O corpo de Cristo partido
é suficiente para quebrantar o coração mais empedernido. Na paixão de nosso
Senhor, as próprias pedras foram fendidas: “fenderam-se as pedras (Mt 27.51).
Aquele que não sentir-se afetado por isto tem um coração mais duro que as
pedras. Se Saul não deixou de perceber a mercê de Davi em poupar sua vida (1Sm
24.16), como poderíamos não nos deixar afetar pela benignidade de Cristo, que
poupou nossa vida com a perda da sua? Oremos para que, assim como Cristo foi “cruci-fixus”,
também sejamos “cordi-fixus” – como ele foi “cravado” na cruz, igualmente seja
ele “cravado” em nosso coração.
Jesus Cristo nos é
espiritualmente exibido no sacramento? Então demos-lhe o máximo valor e estima.
Valorizemos o corpo de
Cristo. Cada partícula deste pão da vida é precioso: “Minha carne é verdadeira comida”

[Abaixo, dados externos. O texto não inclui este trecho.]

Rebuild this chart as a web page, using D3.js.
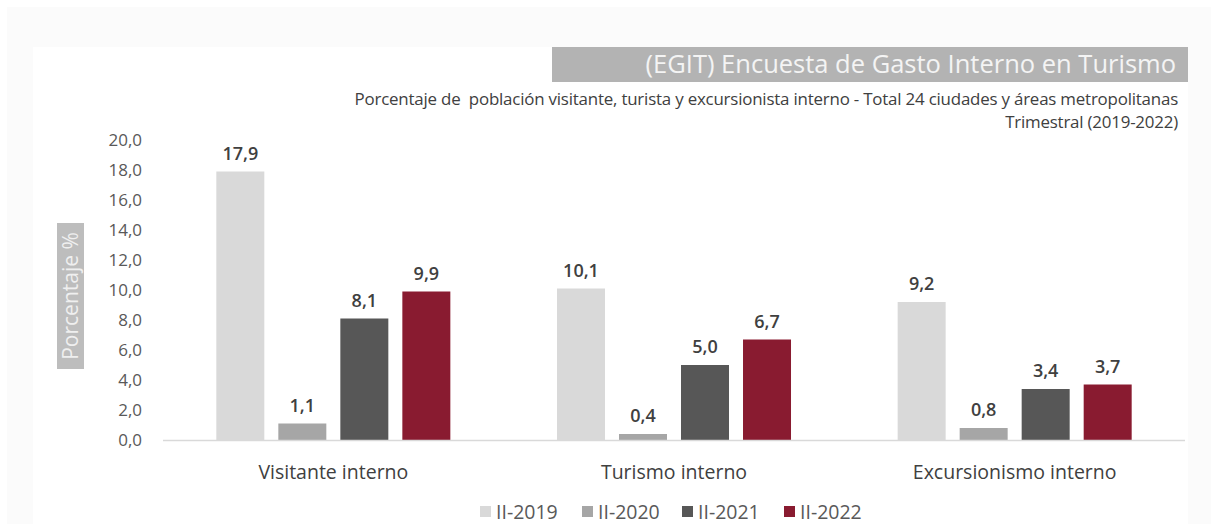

(Jo 6.55). É “o excelente Pão que transcende a substância”, no dizer de
Cipriano.
O maná foi um vívido tipo
e emblema do corpo de Cristo. O maná era doce: “era como semente de coentro
branco, e seu sabor como bolos de mel” (Êx 16.31). Era um alimento delicioso;
por isso foi chamado “comida dos anjos” (Sl 78.25), por sua excelência.Assim
Cristo, o maná Sacramental, é doce às almas dos crentes: “seu fruto é doce ao
meu paladar” (Ct 2.3). Tudo em Cristo é doce – seu Nome é doce, suas virtudes
são doces. Este “Maná” adoça “as águas de Mara”.
Não só isso, a carne de
Cristo excede o maná:
i. O maná era uma comida, porém somente
física. Se os israelitas ficassem doentes, o maná não poderia curá-los; mas
este bendito maná do corpo de Cristo é não só alimento, mas também medicina. “O
corpo de Cristo é medicina para os doentes” (Bernardo).
Cristo traz “cura em suas
asas” (Ml 4.2). Ele cura o olho cego e o coração empedernido. Leve esta
medicina para bem perto de seu coração e você será curado de todos os
destemperos espirituais.
ii. O maná era corruptível.
Ele cessou quando Israel entrou em Canaã; mas este bendito maná do corpo de
Cristo jamais cessará. Os santos se alimentarão com infinito deleite e
satisfação da alma, em Cristo, para toda a eternidade. Os júbilos celestiais
cessariam se este maná cessasse.
O maná foi posto na arca
em um vaso de ouro, para que fosse preservado ali. Assim o bendito maná do
corpo de Cristo, sendo posto no vaso de ouro da natureza divina, é depositado
na arca celestial para os santos festejaram para sempre. Então, podemos dizer
que o bendito corpo de Cristo “é verdadeira comida”.
“Na plenitude do corpo de
Cristo, que desce da cruz, encontramos a pérola da salvação”.
***
Extraído da obra "A Ceia do Senhor", Editora Os Puritanos.